WATERTOWN — Radio and television advertisements have already begun in the race for New York’s 21st Congressional District. And while the email and postal vitriol has ramped up in recent weeks in the Republican primary between Elise M. Stefanik and Matthew A. Doheny, messages in other media are more positive.

That’s to be expected, according to Shana Gadarian, professor of political communication at Syracuse University’s Maxwell School of Citizenship and Public Affairs.

“Generally, campaigns in the early days, especially with new candidates, run positive ads,” Ms. Gadarian said.

Then come the “contrast ads,” in which candidates differentiate themselves from each other. Later we see negative ads intended to dampen enthusiasm for an opponent, according to Ms. Gadarian.

“Negative advertising becomes a necessity as an election draws nearer and the candidates get closer in the polls,” Ms. Gadarian said.

Ms. Stefanik is a first-time candidate. Mr. Doheny has already run twice before for the seat held by Rep. William L. Owens, D-Plattsburgh.

As the candidates work to distinguish themselves with the June 24 primary approaching, it is likely that advertising will turn more negative, in keeping with advertising cycles of past campaigns, Ms. Gadarian said.

And while negative campaign advertising has endured and even grown because it works, the advent of large digital databases has brought unforeseen innovations in the creation and targeting of political ads.

For example, the last presidential election cycle introduced the use of consumer data to understand the voting habits and political persuasions of large segments of the population, according to Ms. Gadarian. Campaigns often use controlled “A/B testing” to figure out which advertisements generate the biggest response.

That technology is often too expensive for local races, even Congressional ones, Ms. Gadarian said. In such races, face-to-face contact between candidates and voters works better in getting people out to vote.
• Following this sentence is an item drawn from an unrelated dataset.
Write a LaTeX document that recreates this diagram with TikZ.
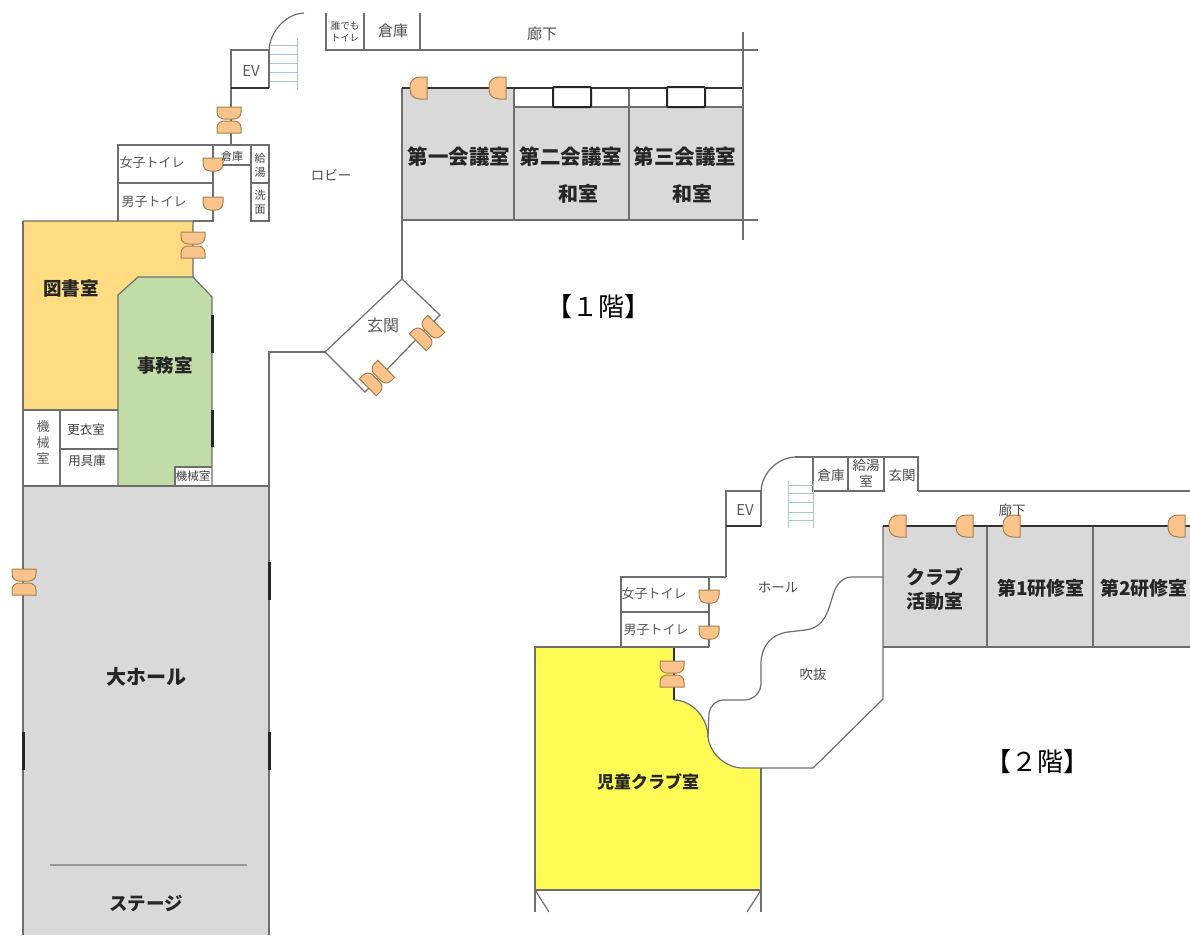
\documentclass[tikz,border=0pt]{standalone}
\usepackage{fontspec}
\setmainfont{Noto Sans CJK JP}
\definecolor{wallc}{HTML}{6E6E6E}
\definecolor{roomgray}{HTML}{D9D9D9}
\definecolor{libc}{HTML}{FFDC82}
\definecolor{officec}{HTML}{C2DCA8}
\definecolor{kidsc}{HTML}{FFFB55}
\definecolor{doorc}{HTML}{FAC38C}
\definecolor{doore}{HTML}{A5814F}
\definecolor{stairc}{HTML}{A9C4D8}
\tikzset{
  x=1pt,y=-1pt,
  wall/.style={draw=wallc,line width=1.2pt},
  dark/.style={draw=black!80,line width=1.6pt},
  win/.style={draw=black!85,line width=3pt},
  stair/.style={draw=stairc,line width=.9pt},
  big/.style={inner sep=0pt,text=black!85,font=\fontsize{20.5}{24}\selectfont\bfseries,align=center},
  room/.style={inner sep=0pt,text=black!85,font=\fontsize{18.5}{24}\selectfont\bfseries,align=center},
  mid/.style={inner sep=0pt,text=black!85,font=\fontsize{19}{24}\selectfont\bfseries,align=center},
  small/.style={inner sep=0pt,text=black!65,font=\fontsize{13}{16}\selectfont,align=center},
  tiny/.style={inner sep=0pt,text=black!70,font=\fontsize{13.5}{16}\selectfont,align=center},
  micro/.style={inner sep=0pt,text=black!75,font=\fontsize{11}{14}\selectfont,align=center},
  floorlab/.style={inner sep=0pt,text=black,font=\fontsize{26}{30}\selectfont},
  halfdoor/.pic={\path[fill=doorc,draw=doore,line width=1pt]
     (-10,-6) -- (10,-6) -- (10,-1) .. controls (10,4) and (7,7) .. (3,7) -- (-3,7) .. controls (-7,7) and (-10,4) .. (-10,-1) -- cycle;},
  sidedoor/.pic={\path[fill=doorc,draw=doore,line width=1pt]
     (-11,-8) -- (11,-8) -- (11,-1) .. controls (11,5) and (7,9) .. (2,9) -- (-2,9) .. controls (-7,9) and (-11,5) .. (-11,-1) -- cycle;},
  doublepart/.pic={\path[fill=doorc,draw=doore,line width=1pt]
     (-12,-13) -- (12,-13) -- (12,-8) .. controls (12,-3) and (8,-1) .. (5,-1) -- (-5,-1) .. controls (-8,-1) and (-12,-3) .. (-12,-8) -- cycle;
     \path[fill=doorc,draw=doore,line width=1pt]
     (-12,13) -- (12,13) -- (12,8) .. controls (12,3) and (8,1) .. (5,1) -- (-5,1) .. controls (-8,1) and (-12,3) .. (-12,8) -- cycle;},
}
\begin{document}
\begin{tikzpicture}
\useasboundingbox (0,0) rectangle (1190,935);
% ---------- fills, 1F
\fill[libc] (23,221) -- (193,221) -- (193,277) -- (138,277) -- (118,295) -- (118,410) -- (23,410) -- cycle;
\fill[officec] (138,277) -- (193,277) -- (212,297) -- (212,486) -- (118,486) -- (118,295) -- cycle;
\fill[white] (175,467) rectangle (212,486);
\fill[roomgray] (23,486) rectangle (269,935);
\fill[roomgray] (402,88) -- (514,88) -- (514,107) -- (742,107) -- (742,220) -- (402,220) -- cycle;
% ---------- fills, 2F
\fill[kidsc] (535,647) -- (674,647) -- (674,700) .. controls (692,700) and (708,718) .. (708,737) .. controls (710,754) and (726,768) .. (743,768) -- (761,768) -- (761,890) -- (535,890) -- cycle;
\fill[roomgray] (883,526) rectangle (1190,647);
% ---------- walls, 1F
\draw[wall] (23,221) -- (23,935);
\draw[wall] (269,935) -- (269,352) -- (325,352);
\draw[wall] (23,486) -- (269,486);
\draw[wall] (23,221) -- (193,221) -- (193,277) -- (138,277) -- (118,295) -- (118,486);
\draw[wall] (193,277) -- (212,297) -- (212,486);
\draw[wall] (23,410) -- (118,410);
\draw[wall] (60,410) -- (60,486);
\draw[wall] (60,449) -- (118,449);
\draw[wall] (175,486) -- (175,467) -- (212,467);
\draw[wall] (325,352) -- (402,279) -- (440,315) -- (365,392) -- cycle;
\draw[wall] (402,279) -- (402,88);
\draw[wall] (402,220) -- (758,220);
\draw[wall] (514,88) -- (514,220);
\draw[wall] (629,88) -- (629,220);
\draw[wall] (514,107) -- (742,107);
\draw[dark] (402,88) -- (742,88);
\draw[wall,line width=2pt] (743,32) -- (743,240);
\draw[wall] (326,13) -- (326,50) -- (758,50);
\draw[wall] (364,13) -- (364,50);
\draw[wall] (420,13) -- (420,50);
\draw[wall] (231,145) -- (231,50) -- (269,50) -- (269,88);
\draw[dark] (231,88) -- (269,88);
\draw[wall] (269,50) .. controls (270,32) and (285,14) .. (304,13);
\draw[wall] (118,221) -- (118,145) -- (269,145) -- (269,221) -- (251,221) -- (251,145);
\draw[wall] (118,183) -- (213,183);
\draw[wall] (251,183) -- (269,183);
\draw[wall] (213,165) -- (251,165);
\draw[wall,line width=1.6pt] (213,145) -- (213,221) -- (193,221);
% windows
\draw[win] (212,315) -- (212,353);
\draw[win] (212,410) -- (212,447);
\draw[win] (269,562) -- (269,600);
\draw[win] (269,732) -- (269,770);
\draw[win] (23,732) -- (23,770);
\draw[draw=black!85,line width=2pt,fill=white,rounded corners=1pt] (553,87) rectangle (591,107);
\draw[draw=black!85,line width=2pt,fill=white,rounded corners=1pt] (667,87) rectangle (705,107);
\draw[draw=black!40,line width=2.4pt] (50,865) -- (247,865);
% stairs 1F
\foreach \yy in {45,54,63,72,81} \draw[stair] (270,\yy) -- (297,\yy);
\draw[stair] (297,38) -- (297,90);
% ---------- walls, 2F
\draw[wall] (535,912) -- (535,647) -- (674,647);
\draw[wall] (761,912) -- (761,768);
\draw[wall] (535,890) -- (761,890);
\draw[wall] (535,890) -- (549,912);
\draw[wall] (761,890) -- (747,912);
\draw[dark] (674,647) -- (674,700);
\draw[wall] (674,700) .. controls (692,700) and (708,718) .. (708,737) .. controls (710,754) and (726,768) .. (743,768) -- (813,768) -- (883,699) -- (883,526);
\draw[wall] (708,737) -- (709,713) .. controls (710,706) and (716,700) .. (723,700) -- (745,700) .. controls (755,699) and (761,692) .. (761,683) -- (761,662) .. controls (762,645) and (772,634) .. (788,632) -- (805,630) .. controls (824,628) and (828,612) .. (833,595) .. controls (836,585) and (842,577) .. (852,577) -- (883,577);
\draw[wall] (883,647) -- (1190,647);
\draw[wall] (987,526) -- (987,647);
\draw[wall] (1093,526) -- (1093,647);
\draw[dark] (883,526) -- (1190,526);
\draw[wall] (918,491) -- (1190,491);
\draw[wall] (813,457) -- (918,457) -- (918,491);
\draw[wall] (813,457) -- (813,491) -- (884,491) -- (884,457);
\draw[wall] (848,457) -- (848,491);
\draw[wall] (795,457) -- (813,457);
\draw[wall] (761,491) .. controls (762,473) and (777,458) .. (795,457);
\draw[wall] (726,577) -- (726,491) -- (761,491) -- (761,526);
\draw[dark] (726,526) -- (761,526);
\draw[wall] (621,647) -- (621,577) -- (726,577);
\draw[wall] (621,612) -- (709,612);
\draw[wall] (621,647) -- (709,647);
\draw[wall] (709,577) -- (709,647);
% stairs 2F
\foreach \yy in {485,493,502,512,520} \draw[stair] (788,\yy) -- (813,\yy);
\draw[stair] (813,481) -- (813,528);
\draw[stair] (788,481) -- (788,528);
% ---------- doors
\pic at (229,120) {doublepart};
\pic at (193,245) {doublepart};
\pic at (24,582) {doublepart};
\pic[rotate=-45] at (427,333) {doublepart};
\pic[rotate=-45] at (377,378) {doublepart};
\pic at (672,674) {doublepart};
\pic at (213,164) {halfdoor};
\pic at (213,203) {halfdoor};
\pic at (709,596) {halfdoor};
\pic at (709,632) {halfdoor};
\pic[rotate=-90] at (419,88) {sidedoor};
\pic[rotate=-90] at (498,88) {sidedoor};
\pic[rotate=-90] at (898,526) {sidedoor};
\pic[rotate=-90] at (965,526) {sidedoor};
\pic[rotate=-90] at (1012,526) {sidedoor};
\pic[rotate=-90] at (1177,526) {sidedoor};
% ---------- labels, 1F
\node[small,font=\fontsize{15}{16}\selectfont] (ev1) at (251,71) {EV};
\node[micro,font=\fontsize{9.5}{12}\selectfont] (daredemo) at (345,32) {誰でも\\トイレ};
\node[tiny,font=\fontsize{15}{16}\selectfont] (so1) at (393,31) {倉庫};
\node[tiny,font=\fontsize{15}{16}\selectfont] (ro1) at (542,34) {廊下};
\node[small] (f1w) at (152,163) {女子トイレ};
\node[small] (f1m) at (154,202) {男子トイレ};
\node[micro] (so1b) at (232,156) {倉庫};
\node[micro] (kyu1) at (260,165) {給\\湯};
\node[micro] (sen1) at (260,202) {洗\\面};
\node[tiny] (lobby) at (331,175) {ロビー};
\node[big] (r1) at (459,157) {第一会議室};
\node[big] (r2) at (571,157) {第二会議室};
\node[big] (r3) at (685,157) {第三会議室};
\node[room,font=\fontsize{20}{24}\selectfont\bfseries] (w2) at (578,194) {和室};
\node[room,font=\fontsize{20}{24}\selectfont\bfseries] (w3) at (692,194) {和室};
\node[floorlab] (f1) at (598,307) {【１階】};
\node[room] (lib) at (71,288) {図書室};
\node[room] (off) at (165,365) {事務室};
\node[small,font=\fontsize{16}{18}\selectfont] (gen) at (383,325) {玄関};
\node[small,font=\fontsize{13}{16}\selectfont] (kik) at (43,442) {機\\械\\室};
\node[micro,font=\fontsize{12.5}{14}\selectfont] (kou) at (86,430) {更衣室};
\node[micro,font=\fontsize{12.5}{14}\selectfont] (yog) at (87,461) {用具庫};
\node[micro,font=\fontsize{11.5}{14}\selectfont] (kik2) at (193,476) {機械室};
\node[big,font=\fontsize{20}{24}\selectfont\bfseries] (hall) at (146,677) {大ホール};
\node[room] (stage) at (146,904) {ステージ};
% ---------- labels, 2F
\node[small,font=\fontsize{15}{16}\selectfont] (ev2) at (745,510) {EV};
\node[tiny] (so2) at (831,475) {倉庫};
\node[tiny] (kyu2) at (866,473) {給湯\\室};
\node[tiny] (gen2) at (902,475) {玄関};
\node[tiny] (ro2) at (1012,510) {廊下};
\node[small] (f2w) at (654,594) {女子トイレ};
\node[small] (f2m) at (656,630) {男子トイレ};
\node[tiny] (hol2) at (778,587) {ホール};
\node[tiny] (fuki) at (813,674) {吹抜};
\node[mid] (club) at (935,589) {クラブ\\活動室};
\node[mid] (k1) at (1041,588) {第1研修室};
\node[mid] (k2) at (1144,588) {第2研修室};
\node[room,font=\fontsize{17}{22}\selectfont\bfseries] (kid) at (648,782) {児童クラブ室};
\node[floorlab] (f2) at (1037,762) {【２階】};
\end{tikzpicture}
\end{document}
Even so, voters sometimes get turned off the more politicians spend on advertising. But that is often the idea, said Grant Reeher, director of the Alan K. Campbell Public Affairs Institute at the Maxwell School.

Mr. Reeher said that negative advertising is unique among political campaign strategies. Instead of stimulating support for a candidate, it is meant to diminish enthusiasm for an opponent. “When enthusiasm is lowered, turnout is lowered,” Mr. Reeher said.

Responding to negative criticism, candidates often feel compelled to return fire. Mr. Reeher says that strategy makes it a little like a car accident.

“It’s like a game of chicken, except neither of them turns the wheel at the end,” Mr. Reeher said. “They just crash their cars into each other.”

One wrinkle in political campaigns’ evolving digital strategies is interaction with followers on social media. Of the two Republican candidates in the race, Ms. Stefanik leads in Facebook likes, with 6,338 as of Saturday evening. Mr. Doheny has 2,311. Democrat Aaron G. Woolf received 1,209, and Green Party candidate Matthew J. Funiciello got 1,209.

Such numbers may be less consequential than they appear. It all depends on how well a candidate uses social and digital media to mobilize supporters, according to Mr. Reeher.

As an example, Mr. Reeher cited the 2004 presidential campaign in which the Democratic Party, supporting John Kerry, reported having 6 million people signed up to receive party emails. The Republicans, meanwhile, had only 1 million. While the Democrats parlayed that interest into financial support allowing then-Senator Kerry to stay in the race, Republicans used their email list more effectively to motivate volunteers, Mr. Reeher said.